There is a great citizen science project to measure air quality by Open Data Stuttard that provides the software and instructions to build your own particulate sensor. I built one for about £20. The results are then collected and also displayed on a map.
One the 9th of April, the pollution levels in Belgium were high as measured by these sensors.
The key thing to note is that it is not just some sensors that measured high values but practically all sensors in Belgium. There is still variability between different sensors. I had a quick look and a sensor at a busy street had a higher reading than one in the middle of the countryside but the time-profile was nonetheless highly correlated. Newspaper reports confirm that pollution was high in Belgium.

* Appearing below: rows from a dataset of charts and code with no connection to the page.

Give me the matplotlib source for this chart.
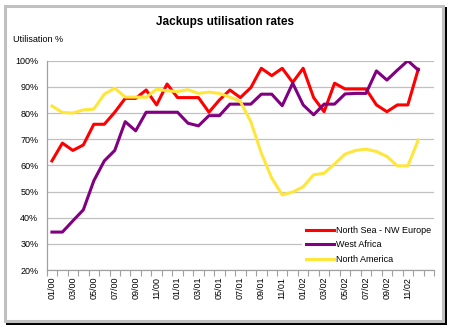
import matplotlib.pyplot as plt
import matplotlib.patches as mpatches
import numpy as np

plt.rcParams['font.family'] = ['Liberation Sans', 'DejaVu Sans']

# meses 01/00 .. 12/02
months = ['%02d/%02d' % (m, y) for y in range(0, 3) for m in range(1, 13)]

north_sea = [61.7, 68.5, 65.7, 67.8, 75.7, 75.7, 80.3, 85.6, 85.6, 88.8, 83.1, 91.1,
             85.9, 85.9, 85.9, 80.3, 85.0, 88.8, 85.9, 89.7, 97.1, 94.3, 97.1, 91.7,
             97.1, 85.9, 80.5, 91.4, 89.2, 89.2, 89.2, 83.1, 80.5, 83.1, 83.1, 96.8]
west_africa = [34.5, 34.5, 38.8, 43.0, 54.1, 61.7, 65.7, 76.7, 73.2, 80.3, 80.3, 80.3,
               80.3, 76.1, 75.1, 79.0, 79.0, 83.4, 83.4, 83.4, 87.2, 87.2, 82.8, 91.4,
               83.1, 79.3, 83.4, 83.4, 87.3, 87.5, 87.5, 96.1, 92.6, 96.4, 100.0, 96.4]
north_america = [82.7, 80.2, 80.0, 81.2, 81.5, 87.2, 89.5, 86.1, 86.1, 86.0, 89.1, 88.5,
                 88.2, 88.9, 87.5, 88.0, 87.5, 86.1, 84.4, 76.7, 64.7, 55.1, 48.7, 49.8,
                 51.8, 56.4, 57.0, 60.5, 64.3, 65.7, 66.2, 65.3, 63.4, 59.8, 59.8, 69.7]

fig = plt.figure(figsize=(4.52, 3.28), dpi=100)

# marco gris con sombra negra
fig.patches.append(mpatches.Rectangle((6.5 / 452, 1 - 325 / 328), 441 / 452, 318 / 328,
                                      transform=fig.transFigure, facecolor='black',
                                      edgecolor='none', zorder=0))
fig.patches.append(mpatches.Rectangle((5 / 452, 1 - 320.5 / 328), 438 / 452, 315 / 328,
                                      transform=fig.transFigure, facecolor='white',
                                      edgecolor='#c0c0c0', linewidth=2.2, zorder=1))

ax = fig.add_axes([46.7 / 452, 1 - 270 / 328, (434 - 46.7) / 452, (270 - 60.7) / 328])
ax.set_zorder(2)
ax.patch.set_alpha(0)

x = np.arange(len(months))
ax.plot(x, north_sea, color='#ff0000', lw=2.2, label='North Sea - NW Europe', zorder=3)
ax.plot(x, west_africa, color='#800080', lw=2.2, label='West Africa', zorder=3)
ax.plot(x, north_america, color='#ffe63c', lw=2.2, label='North America', zorder=3)

ax.set_xlim(-0.5, 36.5)
ax.set_ylim(20, 100)
ax.set_yticks(np.arange(20, 101, 10))
ax.set_yticklabels(['%d%%' % v for v in range(20, 101, 10)], fontsize=6.5)
ax.yaxis.grid(True, color='#c0c0c0', lw=0.9)
ax.set_axisbelow(True)
ax.tick_params(axis='y', length=0, pad=6)

ax.set_xticks(x[::2])
ax.set_xticklabels(months[::2], rotation=90, fontsize=6.5)
ax.set_xticks(np.arange(-0.5, 37, 1), minor=True)
ax.tick_params(axis='x', which='major', length=0, pad=5)
ax.tick_params(axis='x', which='minor', length=4, color='#a0a0a0', width=0.8)

for s in ['top', 'right']:
    ax.spines[s].set_visible(False)
for s in ['left', 'bottom']:
    ax.spines[s].set_color('#a0a0a0')
    ax.spines[s].set_linewidth(0.9)

leg = ax.legend(loc='upper left', bbox_to_anchor=(0.659, 0.232), borderaxespad=0,
                fontsize=6.5, frameon=True, facecolor='white', edgecolor='none',
                framealpha=1, fancybox=False, handlelength=3.1, handletextpad=0.2,
                labelspacing=0.6, borderpad=0.5)
leg.set_zorder(5)

fig.text(225 / 452, 1 - 21.5 / 328, 'Jackups utilisation rates', ha='center', va='center',
         fontsize=8.5, fontweight='bold')
fig.text(13 / 452, 1 - 39 / 328, 'Utilisation %', ha='left', va='center', fontsize=6.5)

fig.savefig('out.png', dpi=100)
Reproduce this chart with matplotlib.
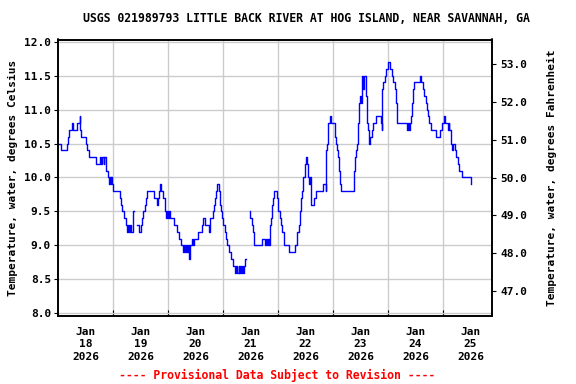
import numpy as np
import matplotlib
matplotlib.use("Agg")
import matplotlib.pyplot as plt

# hours since 2026-01-18 00:00, water temperature in deg C (step data, NaN = gap)
hours = [0.0, 1.2, 3.9, 4.4, 4.8, 6.2, 6.5, 8.4, 9.4, 9.7, 10.2, 12.1, 12.8, 13.4, 16.7,
         18.5, 18.9, 19.3, 19.9, 20.2, 20.8, 21.1, 21.8, 22.2, 22.5, 23.0, 23.3, 23.6, 24.0,
         26.9, 27.6, 28.1, 28.7, 29.5, 30.1, 30.7, 31.0, 31.6, 31.9, 32.7, 33.0,
         34.5, 35.3, 36.1, 36.7, 37.1, 37.8, 38.2, 38.7, 42.0, 43.1, 43.8, 44.1, 44.5, 44.8,
         46.0, 46.5, 46.7, 47.0, 47.6, 47.9, 48.5, 48.8, 50.8, 51.8, 53.0, 53.7, 54.4, 54.8,
         55.3, 55.7, 56.2, 56.6, 57.3, 57.6, 58.3, 58.8, 59.5, 61.2, 62.7, 63.4, 64.2, 66.0,
         66.3, 67.8, 68.2, 68.5, 69.0, 69.6, 70.4, 70.7, 71.1, 71.7, 72.2, 72.9, 73.3, 73.9,
         74.8, 75.5, 76.4, 77.4, 77.8, 78.2, 78.8, 79.2, 79.6, 80.0, 80.4, 80.8, 81.3, 81.7,
         82.0, 83.6, 83.9, 84.7, 85.1, 85.4, 85.7, 89.0, 90.5, 90.8, 91.2, 91.6, 92.1, 92.4,
         93.0, 93.4, 93.8, 94.1, 95.4, 96.0, 97.0, 97.5, 97.8, 98.5, 100.7, 103.6, 104.3,
         105.0, 105.8, 106.2, 106.5, 106.9, 107.6, 107.9, 108.2, 108.7, 109.1, 109.4, 109.8,
         110.4, 111.9, 112.7, 115.6, 116.8, 117.1, 117.4, 117.7, 117.8, 118.5, 119.2, 120.7,
         121.2, 121.6, 122.3, 122.6, 122.9, 123.5, 129.2, 129.5, 130.2, 130.6, 130.9, 131.4,
         131.7, 132.2, 132.5, 132.8, 133.1, 133.4, 134.3, 134.6, 134.7, 135.0, 135.3, 135.6,
         135.7, 136.0, 137.2, 137.6, 138.9, 140.8, 141.3, 141.5, 142.0, 142.6, 143.0, 143.9,
         144.9, 145.6, 146.3, 146.9, 147.4, 147.7, 147.9, 152.3, 152.8, 153.2, 153.8, 154.1,
         154.4, 154.7, 154.8, 155.1, 155.5, 157.9, 158.2, 159.5, 159.9, 160.6, 160.9, 161.4,
         161.8, 162.8, 165.0, 166.5, 166.6, 166.9, 167.6, 168.3, 169.1, 170.1, 170.5, 170.8,
         171.3, 171.5, 171.8, 172.3, 173.3, 173.7, 174.5, 175.2, 176.3, 180.4]
temp_c = [10.5, 10.4, 10.5, 10.6, 10.7, 10.8, 10.7, 10.8, 10.9, 10.7, 10.6, 10.5, 10.4, 10.3, 10.2,
          10.3, 10.2, 10.3, 10.2, 10.3, 10.2, 10.1, 10.0, 9.9, 10.0, 9.9, 10.0, 9.9, 9.8,
          9.7, 9.6, 9.5, 9.4, 9.3, 9.2, 9.3, 9.2, 9.3, 9.2, 9.5, np.nan,
          9.3, 9.2, 9.3, 9.4, 9.5, 9.6, 9.7, 9.8, 9.7, 9.6, 9.7, 9.8, 9.9, 9.8,
          9.7, 9.6, 9.5, 9.4, 9.5, 9.4, 9.5, 9.4, 9.3, 9.2, 9.1, 9.0, 8.9, 9.0,
          8.9, 9.0, 8.9, 9.0, 8.8, 9.0, 9.1, 9.0, 9.1, 9.2, 9.3, 9.4, 9.3, 9.2,
          9.4, 9.5, 9.6, 9.7, 9.8, 9.9, 9.8, 9.6, 9.5, 9.4, 9.3, 9.2, 9.1, 9.0,
          8.9, 8.8, 8.7, 8.6, 8.7, 8.6, 8.7, 8.6, 8.7, 8.6, 8.7, 8.6, 8.7, 8.8,
          np.nan, 9.5, 9.4, 9.3, 9.2, 9.1, 9.0, 9.1, 9.0, 9.1, 9.0, 9.1, 9.0, 9.3,
          9.4, 9.6, 9.7, 9.8, 9.7, 9.5, 9.4, 9.3, 9.2, 9.0, 8.9, 9.0, 9.2,
          9.3, 9.5, 9.7, 9.8, 10.0, 10.1, 10.2, 10.3, 10.2, 10.0, 9.9, 10.0,
          9.6, 9.7, 9.8, 9.9, 9.8, 10.4, 10.5, 10.6, 10.8, 10.9, 10.8, 10.6,
          10.5, 10.4, 10.3, 10.1, 9.9, 9.8, 10.1, 10.3, 10.4, 10.5, 10.8, 11.1,
          11.2, 11.1, 11.3, 11.5, 11.3, 11.5, 11.4, 11.2, 11.0, 10.8, 10.7, 10.6,
          10.5, 10.6, 10.7, 10.8, 10.9, 10.8, 10.7, 11.3, 11.4, 11.5, 11.6, 11.7,
          11.6, 11.5, 11.4, 11.3, 11.2, 11.1, 10.8, 10.7, 10.8, 10.7, 10.8, 10.9,
          11.0, 11.1, 11.2, 11.3, 11.4, 11.5, 11.4, 11.3, 11.2, 11.1, 11.0, 10.9,
          10.8, 10.7, 10.6, 10.7, 10.6, 10.7, 10.8, 10.9, 10.8, 10.7, 10.8, 10.7,
          10.6, 10.5, 10.4, 10.5, 10.4, 10.3, 10.2, 10.1, 10.0, 9.9]

day_labels = ["Jan\n18\n2026", "Jan\n19\n2026", "Jan\n20\n2026", "Jan\n21\n2026",
              "Jan\n22\n2026", "Jan\n23\n2026", "Jan\n24\n2026", "Jan\n25\n2026"]
c_ticks = [8.0, 8.5, 9.0, 9.5, 10.0, 10.5, 11.0, 11.5, 12.0]
f_ticks = [47.0, 48.0, 49.0, 50.0, 51.0, 52.0, 53.0]

FONT = "DejaVu Sans Mono"
fs = 8

fig = plt.figure(figsize=(5.76, 3.84), dpi=100)
ax = fig.add_axes([58/576, 1-315.5/384, (492-58)/576, (315.5-39.5)/384])

ax.plot(hours, temp_c, drawstyle="steps-post", color="#0000ff", lw=1.0)

ylo, yhi = 7.97, 12.03
ax.set_ylim(ylo, yhi)
ax.set_xlim(0, 189.4)

ax.set_yticks(c_ticks)
ax.set_yticklabels([f"{v:.1f}" for v in c_ticks], fontfamily=FONT, fontsize=fs, fontweight="bold")
ax.set_xticks([24*k for k in range(1, 8)])
ax.set_xticklabels([])
ax.set_xticks([24*k + 12 for k in range(8)], minor=True)
ax.set_xticklabels(day_labels, minor=True, fontfamily=FONT, fontsize=fs, fontweight="bold",
                   linespacing=1.35)
ax.tick_params(axis="x", which="minor", length=0, pad=8)
ax.tick_params(axis="x", which="major", length=4, direction="in")
ax.tick_params(axis="y", length=3, direction="out", pad=2)
ax.grid(True, which="major", color="#cccccc", lw=1.0)
ax.set_axisbelow(True)
for s in ax.spines.values():
    s.set_linewidth(1.2)

ax.set_ylabel("Temperature, water, degrees Celsius", fontfamily=FONT, fontsize=fs,
              fontweight="bold", labelpad=4)

ax2 = ax.twinx()
ax2.set_ylim(ylo*1.8+32, yhi*1.8+32)
ax2.set_yticks(f_ticks)
ax2.set_yticklabels([f"{v:.1f}" for v in f_ticks], fontfamily=FONT, fontsize=fs, fontweight="bold")
ax2.tick_params(axis="y", length=3, direction="out", pad=3)
ax2.set_ylabel("Temperature, water, degrees Fahrenheit", fontfamily=FONT, fontsize=fs,
               fontweight="bold", labelpad=14)
for s in ax2.spines.values():
    s.set_linewidth(1.2)

fig.text(306/576, 1-19/384, "USGS 021989793 LITTLE BACK RIVER AT HOG ISLAND, NEAR SAVANNAH, GA",
         ha="center", va="center", fontfamily=FONT, fontsize=8.3, fontweight="bold")
fig.text(277/576, 1-375/384, "---- Provisional Data Subject to Revision ----",
         ha="center", va="center", fontfamily=FONT, fontsize=8.3, fontweight="bold", color="red")

fig.savefig("out.png", dpi=100)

Sadly, there are none of these sensors around Cambridge, where the sensor the asker was interested in is located.
However, South Cambridgeshire Council has three measurments stations within 7 km of the sensor in question at Bar Hill. Let’s see if we can find a day where particulate matter concentration peaked at all three sensors. This would suggest that the measurement at the nearby sensor should also have peaked. We can then go check the data and use this as a basic sanity test. If the sensor did show a peak, it is measuring something.
Sadly, only one of the three, Girton Road, reports PM 2.5 for the last two month. As PM 10 and PM 2.5 are related measurements, a spike in PM 2.5 implies a spike in PM10, we can still get some mileage from our data.
Let’s have a quick look at the data:
The hypothesis that measurements in a region are correlated seems valid. Just after the 29th of March and on the 8th of April there is a spike in particulate concentration and all sensors are highly correlated. The same spike occurs for PM 2.5 concentration as well.
Let’s zoom in on those two spikes
- these measurements stations are at most 4 km from each other and all of them are 6 -7 km from Bar Hill
- all measurement stations are within Cambridge while Bar Hill is outside (I would expect more pollution in build up areas)
That means that if there is no spike in the Bar Hill data, it does not prove that the sensor is malfunctioning. However, if there is a spike, then this gives us some confidence that the sensor is measuring something useful.
The code and data files used for generating the figures are here: cambridge-air-quality
Update: the measurements at Bar Hill do indeed track these peaks! So the sensor might be badly calibrated but still giving us some information about PM 2.5 concentration.